A sending domain is the domain that appears in your email headers and indicates where your emails are coming from.

It’s part of your overall email infrastructure and helps inbox providers evaluate whether your emails are trustworthy.

What is a Shared Sending Domain?

A shared sending domain is a domain used by multiple businesses to send emails.

With this setup:

  • Emails may show a “via” or “on behalf of” label

  • The domain reputation is shared across multiple senders

  • Email infrastructure is pre-configured and ready to use

This is typically the default setup when you start sending emails, as it requires minimal configuration.

What is a Branded Sending Domain?

A branded sending domain (also known as a dedicated sending domain) is a domain owned and used exclusively by your business for sending emails.

When setting up a branded domain, you’ll also define a subdomain (prefix).

For example:

With a branded domain:

  • Emails appear fully aligned with your brand

  • The “via” label is removed

  • You build your own sender reputation over time

Key Differences

Ownership & Control

  • Shared domain: Reputation is influenced by multiple senders

  • Branded domain: You have full control over your sender reputation

Email Branding

  • Shared domain: May display a third-party domain in the email header

  • Branded domain: Emails appear directly from your brand

Deliverability Impact

  • Shared domain: Performance can be affected by other senders

  • Branded domain: Deliverability depends entirely on your own sending practices

Setup & Effort

  • Shared domain: Ready to use with minimal setup

  • Branded domain: Requires DNS configuration and authentication setup

A branded sending domain also enables proper email authentication, which helps inbox providers verify your identity and improves deliverability. To understand this in more detail, see Understanding Email Authentication.

Why Use a Branded Sending Domain?

Using a branded sending domain offers several advantages:

  • Build your own reputation
    Your email performance is based only on your sending behavior

  • Improve trust with recipients
    Emails clearly appear from your brand

  • Support authentication
    Enables better alignment with protocols like SPF, DKIM, and DMARC

  • Reduce dependency on shared infrastructure
    You’re not impacted by the behavior of other senders

When Should You Use Each?

Use a Shared Sending Domain if:

  • You’re just getting started

  • You want a quick setup with minimal configuration

  • You’re sending low volumes

Use a Branded Sending Domain if:

  • You want full control over deliverability

  • You send emails regularly (campaigns, review requests, etc.)

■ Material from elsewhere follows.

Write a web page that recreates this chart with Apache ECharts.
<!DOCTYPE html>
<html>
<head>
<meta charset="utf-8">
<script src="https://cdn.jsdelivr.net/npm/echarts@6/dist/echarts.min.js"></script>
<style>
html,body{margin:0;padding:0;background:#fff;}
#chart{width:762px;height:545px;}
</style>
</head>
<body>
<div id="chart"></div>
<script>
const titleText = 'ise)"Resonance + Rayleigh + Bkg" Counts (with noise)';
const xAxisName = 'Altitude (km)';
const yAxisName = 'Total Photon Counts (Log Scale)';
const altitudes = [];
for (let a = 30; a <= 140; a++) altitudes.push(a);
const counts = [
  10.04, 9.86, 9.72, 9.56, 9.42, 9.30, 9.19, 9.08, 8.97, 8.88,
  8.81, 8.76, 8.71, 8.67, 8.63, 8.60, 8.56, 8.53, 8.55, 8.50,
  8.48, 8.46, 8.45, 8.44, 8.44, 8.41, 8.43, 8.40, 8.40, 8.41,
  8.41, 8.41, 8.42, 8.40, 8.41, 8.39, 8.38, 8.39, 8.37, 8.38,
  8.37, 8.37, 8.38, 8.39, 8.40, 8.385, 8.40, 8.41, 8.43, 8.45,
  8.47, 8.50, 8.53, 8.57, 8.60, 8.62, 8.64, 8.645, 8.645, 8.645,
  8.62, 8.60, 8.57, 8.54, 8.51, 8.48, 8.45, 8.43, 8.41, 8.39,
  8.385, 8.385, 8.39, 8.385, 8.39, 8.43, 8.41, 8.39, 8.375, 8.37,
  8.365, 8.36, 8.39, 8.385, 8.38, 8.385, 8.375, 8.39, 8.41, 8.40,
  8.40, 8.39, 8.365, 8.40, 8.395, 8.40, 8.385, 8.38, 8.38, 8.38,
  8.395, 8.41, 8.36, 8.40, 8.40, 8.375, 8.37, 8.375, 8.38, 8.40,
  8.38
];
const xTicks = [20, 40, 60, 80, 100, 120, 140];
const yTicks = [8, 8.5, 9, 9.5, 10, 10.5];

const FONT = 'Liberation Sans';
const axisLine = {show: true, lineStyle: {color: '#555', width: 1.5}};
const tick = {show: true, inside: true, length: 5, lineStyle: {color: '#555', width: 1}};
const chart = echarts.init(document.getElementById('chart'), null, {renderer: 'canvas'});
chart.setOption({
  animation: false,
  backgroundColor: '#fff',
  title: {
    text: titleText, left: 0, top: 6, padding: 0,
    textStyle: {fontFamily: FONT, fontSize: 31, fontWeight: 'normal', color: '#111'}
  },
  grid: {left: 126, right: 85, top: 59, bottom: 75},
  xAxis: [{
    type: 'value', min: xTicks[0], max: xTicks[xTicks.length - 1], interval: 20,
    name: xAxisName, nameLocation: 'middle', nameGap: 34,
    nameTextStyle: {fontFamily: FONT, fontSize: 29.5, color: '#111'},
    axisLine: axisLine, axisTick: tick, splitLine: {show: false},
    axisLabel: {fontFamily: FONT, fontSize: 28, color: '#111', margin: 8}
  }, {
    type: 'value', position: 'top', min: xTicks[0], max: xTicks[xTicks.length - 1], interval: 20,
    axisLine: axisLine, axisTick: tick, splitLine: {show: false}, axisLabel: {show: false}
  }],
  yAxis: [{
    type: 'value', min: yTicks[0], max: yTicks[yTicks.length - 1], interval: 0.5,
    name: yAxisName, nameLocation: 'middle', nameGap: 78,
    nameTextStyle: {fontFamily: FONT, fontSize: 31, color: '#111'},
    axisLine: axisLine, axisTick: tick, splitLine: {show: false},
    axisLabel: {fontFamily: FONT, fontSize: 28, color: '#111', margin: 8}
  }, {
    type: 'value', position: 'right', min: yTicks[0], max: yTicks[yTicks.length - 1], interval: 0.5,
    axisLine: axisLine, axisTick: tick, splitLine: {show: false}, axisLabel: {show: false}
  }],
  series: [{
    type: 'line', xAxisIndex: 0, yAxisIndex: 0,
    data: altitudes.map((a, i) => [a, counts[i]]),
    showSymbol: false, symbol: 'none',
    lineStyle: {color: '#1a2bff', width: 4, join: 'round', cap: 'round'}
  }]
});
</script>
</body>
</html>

  • You want stronger branding and trust

  • You need to meet modern sender requirements

Important Considerations

  • New domains may not have an established reputation yet

  • Consistent sending and good engagement help build trust over time

  • Poor practices (like sending to inactive lists) can quickly harm your reputation

For higher email volumes, using a branded sending domain is increasingly becoming a best practice—and in some cases, a requirement for reaching inboxes reliably.

Key Takeaway

Shared sending domains are easy to start with, but branded sending domains give you greater control, better branding, and stronger long-term deliverability. As your email usage grows, moving to a branded domain helps you build a reliable and trusted sending reputation.